Published 1 January 2009

This book offers an examination of the Roaring Twenties in the United States, focusing on the vibrant icon of the newly liberated woman-the flapper-that came to embody the Jazz Age.

Flappers takes readers back to the time of speakeasies, gangsters, dance bands, and silent film stars, offering a fresh look at the Jazz Age by focusing on the women who came to symbolize it.

Flappers captures the full scope of the hedonistic subculture that made the Roaring Twenties roar, a group that reacted to Prohibition and other attempts to impose a stricter morality on the nation. Topics include the transition from silent films to talkies, the arrival of American Jazz as the country's first truly indigenous musical form, the evolution of the United States from a rural to an urban nation, the fashion and slang of the times, and more. It is an exhilarating portrait of a brief outburst of liberation that would last until the Great Depression came crashing down.

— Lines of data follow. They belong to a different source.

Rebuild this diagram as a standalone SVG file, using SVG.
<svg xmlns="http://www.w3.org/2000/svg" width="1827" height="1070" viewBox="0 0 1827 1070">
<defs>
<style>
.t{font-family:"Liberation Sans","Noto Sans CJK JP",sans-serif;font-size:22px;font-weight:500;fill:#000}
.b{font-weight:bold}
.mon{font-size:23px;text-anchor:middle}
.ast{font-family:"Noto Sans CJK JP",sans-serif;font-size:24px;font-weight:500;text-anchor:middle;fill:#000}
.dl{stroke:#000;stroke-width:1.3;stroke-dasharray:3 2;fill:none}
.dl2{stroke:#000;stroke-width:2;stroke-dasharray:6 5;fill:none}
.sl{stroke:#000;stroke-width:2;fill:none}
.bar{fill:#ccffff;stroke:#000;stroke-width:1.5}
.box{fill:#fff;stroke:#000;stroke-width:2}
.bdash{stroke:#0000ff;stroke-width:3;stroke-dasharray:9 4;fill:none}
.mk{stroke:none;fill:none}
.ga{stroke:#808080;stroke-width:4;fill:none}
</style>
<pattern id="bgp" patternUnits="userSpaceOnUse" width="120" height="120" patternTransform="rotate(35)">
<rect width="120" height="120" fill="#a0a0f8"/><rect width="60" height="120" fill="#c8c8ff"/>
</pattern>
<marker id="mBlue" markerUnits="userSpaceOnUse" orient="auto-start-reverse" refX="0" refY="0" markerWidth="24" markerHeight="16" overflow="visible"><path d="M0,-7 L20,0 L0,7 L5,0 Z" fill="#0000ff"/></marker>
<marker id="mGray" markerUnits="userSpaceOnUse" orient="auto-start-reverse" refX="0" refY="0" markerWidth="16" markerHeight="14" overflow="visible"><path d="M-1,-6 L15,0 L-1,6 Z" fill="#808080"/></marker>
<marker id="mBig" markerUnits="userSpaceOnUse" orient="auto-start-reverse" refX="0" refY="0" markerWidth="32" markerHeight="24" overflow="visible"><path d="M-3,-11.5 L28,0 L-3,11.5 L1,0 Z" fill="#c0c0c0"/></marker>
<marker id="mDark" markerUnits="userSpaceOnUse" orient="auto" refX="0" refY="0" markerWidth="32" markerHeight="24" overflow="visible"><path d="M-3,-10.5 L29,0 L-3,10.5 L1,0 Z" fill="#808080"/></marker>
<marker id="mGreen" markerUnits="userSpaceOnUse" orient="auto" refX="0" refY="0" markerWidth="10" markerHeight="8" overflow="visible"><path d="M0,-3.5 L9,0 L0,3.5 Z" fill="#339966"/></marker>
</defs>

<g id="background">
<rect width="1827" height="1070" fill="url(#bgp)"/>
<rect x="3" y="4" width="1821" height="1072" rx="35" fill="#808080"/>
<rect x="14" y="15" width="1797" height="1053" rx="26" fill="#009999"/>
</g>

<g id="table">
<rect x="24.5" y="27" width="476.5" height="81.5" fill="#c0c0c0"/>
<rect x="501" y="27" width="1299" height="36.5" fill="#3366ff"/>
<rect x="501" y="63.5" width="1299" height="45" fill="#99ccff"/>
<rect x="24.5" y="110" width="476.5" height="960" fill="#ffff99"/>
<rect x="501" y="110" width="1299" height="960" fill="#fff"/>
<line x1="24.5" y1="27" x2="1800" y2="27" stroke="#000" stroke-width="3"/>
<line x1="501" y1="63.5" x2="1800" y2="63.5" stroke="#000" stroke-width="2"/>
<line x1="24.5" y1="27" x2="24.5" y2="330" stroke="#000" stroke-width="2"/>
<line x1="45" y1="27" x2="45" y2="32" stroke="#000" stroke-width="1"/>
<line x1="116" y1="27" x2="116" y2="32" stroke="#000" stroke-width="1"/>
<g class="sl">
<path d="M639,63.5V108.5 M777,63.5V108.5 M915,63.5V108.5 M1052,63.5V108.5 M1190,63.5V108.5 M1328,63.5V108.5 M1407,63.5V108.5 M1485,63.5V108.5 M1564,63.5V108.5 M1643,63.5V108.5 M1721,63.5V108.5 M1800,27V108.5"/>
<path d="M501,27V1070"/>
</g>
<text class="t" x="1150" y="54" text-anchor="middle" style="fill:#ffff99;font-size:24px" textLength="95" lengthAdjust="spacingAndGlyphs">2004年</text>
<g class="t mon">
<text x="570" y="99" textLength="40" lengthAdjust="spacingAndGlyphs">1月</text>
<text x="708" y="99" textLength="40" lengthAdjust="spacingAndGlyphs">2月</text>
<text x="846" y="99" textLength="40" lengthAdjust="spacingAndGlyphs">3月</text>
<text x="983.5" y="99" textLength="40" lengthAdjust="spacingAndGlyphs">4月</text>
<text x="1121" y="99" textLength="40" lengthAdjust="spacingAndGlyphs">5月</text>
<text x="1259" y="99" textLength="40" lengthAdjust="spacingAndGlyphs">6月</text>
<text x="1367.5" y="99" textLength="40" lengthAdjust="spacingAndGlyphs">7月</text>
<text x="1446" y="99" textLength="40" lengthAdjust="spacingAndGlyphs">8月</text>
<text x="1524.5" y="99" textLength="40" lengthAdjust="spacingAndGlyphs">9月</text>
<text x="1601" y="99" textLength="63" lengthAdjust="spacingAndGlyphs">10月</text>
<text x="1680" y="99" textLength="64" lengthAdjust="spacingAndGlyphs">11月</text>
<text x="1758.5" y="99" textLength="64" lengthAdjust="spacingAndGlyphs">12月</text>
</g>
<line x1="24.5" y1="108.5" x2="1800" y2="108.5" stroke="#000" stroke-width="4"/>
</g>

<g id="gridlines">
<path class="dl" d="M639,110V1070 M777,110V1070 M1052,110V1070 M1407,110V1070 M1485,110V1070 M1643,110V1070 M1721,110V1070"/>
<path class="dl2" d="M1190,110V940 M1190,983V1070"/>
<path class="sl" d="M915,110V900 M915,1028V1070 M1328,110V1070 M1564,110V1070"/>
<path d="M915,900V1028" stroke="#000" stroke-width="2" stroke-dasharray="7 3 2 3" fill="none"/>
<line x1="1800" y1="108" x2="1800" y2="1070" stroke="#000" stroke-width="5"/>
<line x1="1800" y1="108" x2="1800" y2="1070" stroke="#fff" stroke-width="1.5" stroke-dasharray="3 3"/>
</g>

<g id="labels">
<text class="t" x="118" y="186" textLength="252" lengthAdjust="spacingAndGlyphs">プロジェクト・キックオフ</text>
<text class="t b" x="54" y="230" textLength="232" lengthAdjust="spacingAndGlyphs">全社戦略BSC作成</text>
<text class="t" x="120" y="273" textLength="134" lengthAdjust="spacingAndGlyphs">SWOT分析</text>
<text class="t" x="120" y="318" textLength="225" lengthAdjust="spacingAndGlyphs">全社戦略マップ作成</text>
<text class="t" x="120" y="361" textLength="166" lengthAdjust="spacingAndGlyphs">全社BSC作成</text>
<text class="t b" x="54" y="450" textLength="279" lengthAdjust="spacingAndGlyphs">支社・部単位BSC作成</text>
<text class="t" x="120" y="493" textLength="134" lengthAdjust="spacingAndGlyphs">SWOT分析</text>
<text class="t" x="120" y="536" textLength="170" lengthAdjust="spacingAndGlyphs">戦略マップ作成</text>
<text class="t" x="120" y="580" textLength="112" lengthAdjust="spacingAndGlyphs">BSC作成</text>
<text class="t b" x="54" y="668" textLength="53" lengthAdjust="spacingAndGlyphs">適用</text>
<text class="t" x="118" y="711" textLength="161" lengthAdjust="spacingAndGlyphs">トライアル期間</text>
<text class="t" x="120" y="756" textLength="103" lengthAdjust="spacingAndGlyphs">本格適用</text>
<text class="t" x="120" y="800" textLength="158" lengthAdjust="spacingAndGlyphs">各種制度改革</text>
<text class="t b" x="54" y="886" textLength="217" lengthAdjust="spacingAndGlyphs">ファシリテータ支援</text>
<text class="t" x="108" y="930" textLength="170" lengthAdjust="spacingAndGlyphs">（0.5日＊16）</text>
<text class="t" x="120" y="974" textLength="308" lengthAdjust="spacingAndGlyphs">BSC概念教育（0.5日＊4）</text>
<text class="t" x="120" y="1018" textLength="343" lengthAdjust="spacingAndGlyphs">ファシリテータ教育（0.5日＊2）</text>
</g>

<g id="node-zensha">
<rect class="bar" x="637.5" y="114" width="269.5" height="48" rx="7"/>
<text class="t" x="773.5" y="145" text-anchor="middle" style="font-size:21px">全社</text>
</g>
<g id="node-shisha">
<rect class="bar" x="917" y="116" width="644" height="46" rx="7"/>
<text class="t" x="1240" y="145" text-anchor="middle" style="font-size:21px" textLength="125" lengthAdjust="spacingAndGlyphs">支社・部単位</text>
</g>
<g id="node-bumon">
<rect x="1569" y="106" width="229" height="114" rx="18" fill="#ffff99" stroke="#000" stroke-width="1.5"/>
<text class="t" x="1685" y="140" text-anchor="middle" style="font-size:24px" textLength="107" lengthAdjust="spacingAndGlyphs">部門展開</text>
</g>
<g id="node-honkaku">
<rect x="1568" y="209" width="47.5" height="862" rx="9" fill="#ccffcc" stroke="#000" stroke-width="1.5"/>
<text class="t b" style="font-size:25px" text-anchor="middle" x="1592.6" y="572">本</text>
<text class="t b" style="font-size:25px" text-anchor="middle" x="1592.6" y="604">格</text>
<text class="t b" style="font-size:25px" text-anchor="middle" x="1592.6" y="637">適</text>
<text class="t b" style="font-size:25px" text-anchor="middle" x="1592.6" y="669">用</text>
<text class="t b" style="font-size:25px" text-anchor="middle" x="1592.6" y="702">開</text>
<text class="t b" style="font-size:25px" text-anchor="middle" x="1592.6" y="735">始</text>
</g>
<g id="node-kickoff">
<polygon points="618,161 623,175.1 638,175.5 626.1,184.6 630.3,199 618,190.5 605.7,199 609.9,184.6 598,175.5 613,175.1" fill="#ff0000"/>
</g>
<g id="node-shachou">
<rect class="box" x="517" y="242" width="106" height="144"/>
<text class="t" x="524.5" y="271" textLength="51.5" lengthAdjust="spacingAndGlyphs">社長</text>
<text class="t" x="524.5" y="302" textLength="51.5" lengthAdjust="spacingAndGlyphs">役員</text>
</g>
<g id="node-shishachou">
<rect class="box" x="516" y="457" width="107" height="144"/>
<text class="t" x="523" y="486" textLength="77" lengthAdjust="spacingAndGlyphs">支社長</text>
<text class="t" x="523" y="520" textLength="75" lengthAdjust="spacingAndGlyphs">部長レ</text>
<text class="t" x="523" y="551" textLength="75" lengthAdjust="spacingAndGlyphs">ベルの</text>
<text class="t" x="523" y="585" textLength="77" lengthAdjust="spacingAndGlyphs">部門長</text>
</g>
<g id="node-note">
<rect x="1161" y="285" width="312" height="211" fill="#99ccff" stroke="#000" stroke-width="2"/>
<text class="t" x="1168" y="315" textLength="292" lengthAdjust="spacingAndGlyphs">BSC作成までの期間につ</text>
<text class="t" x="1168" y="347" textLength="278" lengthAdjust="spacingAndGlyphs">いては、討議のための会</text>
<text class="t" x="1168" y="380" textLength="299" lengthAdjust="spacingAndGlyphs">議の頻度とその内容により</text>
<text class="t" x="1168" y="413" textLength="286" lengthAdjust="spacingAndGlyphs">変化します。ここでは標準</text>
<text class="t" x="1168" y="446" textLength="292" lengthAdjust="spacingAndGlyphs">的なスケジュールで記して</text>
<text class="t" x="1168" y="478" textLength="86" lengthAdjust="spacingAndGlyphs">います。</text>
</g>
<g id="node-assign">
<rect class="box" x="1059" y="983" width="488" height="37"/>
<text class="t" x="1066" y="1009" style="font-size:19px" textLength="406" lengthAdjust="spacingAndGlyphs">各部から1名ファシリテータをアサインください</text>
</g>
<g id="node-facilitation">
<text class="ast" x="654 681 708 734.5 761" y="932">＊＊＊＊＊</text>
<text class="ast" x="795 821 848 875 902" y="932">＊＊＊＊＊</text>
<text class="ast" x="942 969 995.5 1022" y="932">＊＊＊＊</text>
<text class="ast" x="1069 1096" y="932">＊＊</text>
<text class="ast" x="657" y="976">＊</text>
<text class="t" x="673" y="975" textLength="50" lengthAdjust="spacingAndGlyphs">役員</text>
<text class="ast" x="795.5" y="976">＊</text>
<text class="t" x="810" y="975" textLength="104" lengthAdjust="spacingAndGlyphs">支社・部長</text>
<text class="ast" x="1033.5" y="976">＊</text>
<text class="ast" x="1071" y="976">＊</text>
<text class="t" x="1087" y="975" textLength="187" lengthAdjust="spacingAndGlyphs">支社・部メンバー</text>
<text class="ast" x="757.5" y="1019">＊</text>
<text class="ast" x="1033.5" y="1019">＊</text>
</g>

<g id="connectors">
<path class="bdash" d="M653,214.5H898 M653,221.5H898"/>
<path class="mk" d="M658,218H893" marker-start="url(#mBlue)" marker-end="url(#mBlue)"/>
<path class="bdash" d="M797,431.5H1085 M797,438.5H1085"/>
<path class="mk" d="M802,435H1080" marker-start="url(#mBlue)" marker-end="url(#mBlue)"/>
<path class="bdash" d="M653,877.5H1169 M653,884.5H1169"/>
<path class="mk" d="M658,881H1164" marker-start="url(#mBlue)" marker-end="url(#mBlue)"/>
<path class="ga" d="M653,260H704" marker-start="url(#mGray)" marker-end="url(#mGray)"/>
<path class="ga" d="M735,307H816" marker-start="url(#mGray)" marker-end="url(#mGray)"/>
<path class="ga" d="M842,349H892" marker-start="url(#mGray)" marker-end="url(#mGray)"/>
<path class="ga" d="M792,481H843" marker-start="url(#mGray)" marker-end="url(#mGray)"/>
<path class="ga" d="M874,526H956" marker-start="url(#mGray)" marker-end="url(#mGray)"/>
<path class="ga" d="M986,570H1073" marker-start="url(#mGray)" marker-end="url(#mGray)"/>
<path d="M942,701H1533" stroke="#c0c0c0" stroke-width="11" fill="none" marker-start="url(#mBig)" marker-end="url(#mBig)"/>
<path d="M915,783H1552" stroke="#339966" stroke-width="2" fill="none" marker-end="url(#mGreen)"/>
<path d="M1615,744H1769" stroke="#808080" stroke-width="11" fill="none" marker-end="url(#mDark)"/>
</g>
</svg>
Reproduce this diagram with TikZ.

Primary documents allow readers to see how contemporaries viewed flappers, follow the trial of a famous comedian charged with a horrific crime, and read what proponents of Prohibition really thought about wicked liquor

The glossary allows readers to enter into the spirit of the times, when people could express their delight using phrases such as "bee's knees," and "cat's meow"; pass along the word about illegal booze with colorful terms such as "hooch," "bathtub gin," and "bootleg"; and describe relentless dancers as "floorflushers," women using too much face makeup as "flour lovers," and pilots as "fly boys."